Tools
Leader Formulas
Warm water fly fishing
Seaguar STS Fluorocarbon · 60/20/20 Rule · 7 ft & 9 ft
Butt (60%)
Taper (20%)
Tippet (20%)

Knots & connections
Recommended joinery for Seaguar STS fluorocarbon
Butt to fly line
Loop-to-loop with a factory welded loop or a Whipped Loop. Keep the connection tight and in-line — a crooked loop kills turnover before it starts.
Butt to taper (10–25 lb)
Double Uni knot (5 wraps each side). Holds fluorocarbon well and passes cleanly through guides on the forward cast.
Taper to tippet (4–10 lb)
Blood Knot when diameters are within 2 lb of each other. Double Uni for larger step-downs. For bluegill tippets at 4 lb, use Double Uni exclusively — Blood Knots slip on light fluoro under load.
Tippet to fly
Non-Slip Mono Loop for poppers and streamers. Clinch or Improved Clinch for nymphs. For bluegill dry flies on 4 lb, a Davy Knot preserves more breaking strength than an Improved Clinch.

Field adjustments
If the fly isn't turning over cleanly, work through these in order
Fly piles on the leader
Shorten the tippet 3–4 inches at a time. Most turnover problems live here — a tippet too long for fly weight loses energy at the last moment.
Leader collapses entirely
Add a short section of next-heavier material between fly line and butt, or lengthen the butt 6 inches.

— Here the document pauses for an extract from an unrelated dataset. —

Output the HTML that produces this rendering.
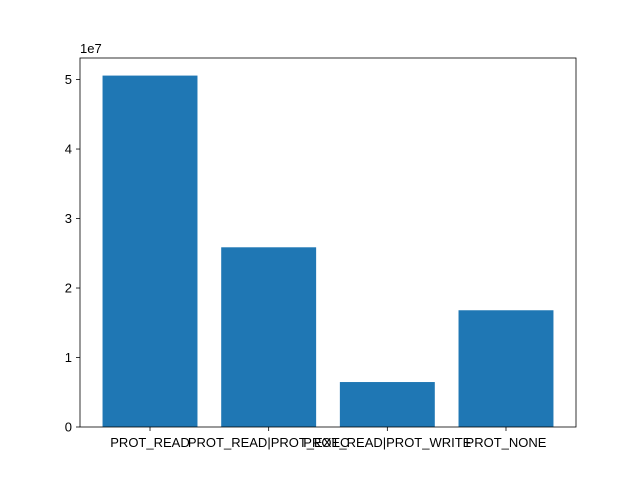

Fly kicks sideways on delivery
Slow your casting stroke and let the loop fully unroll before stopping. If it persists, drop from 9 ft to 7 ft — shorter leaders buy margin in wind.
Bluegill refusals on the surface
Lengthen the tippet 6–8 inches and slow the presentation. Bluegill in clear water are surprisingly fly-shy — a longer, lighter tippet with a slower drop often converts follows into eats.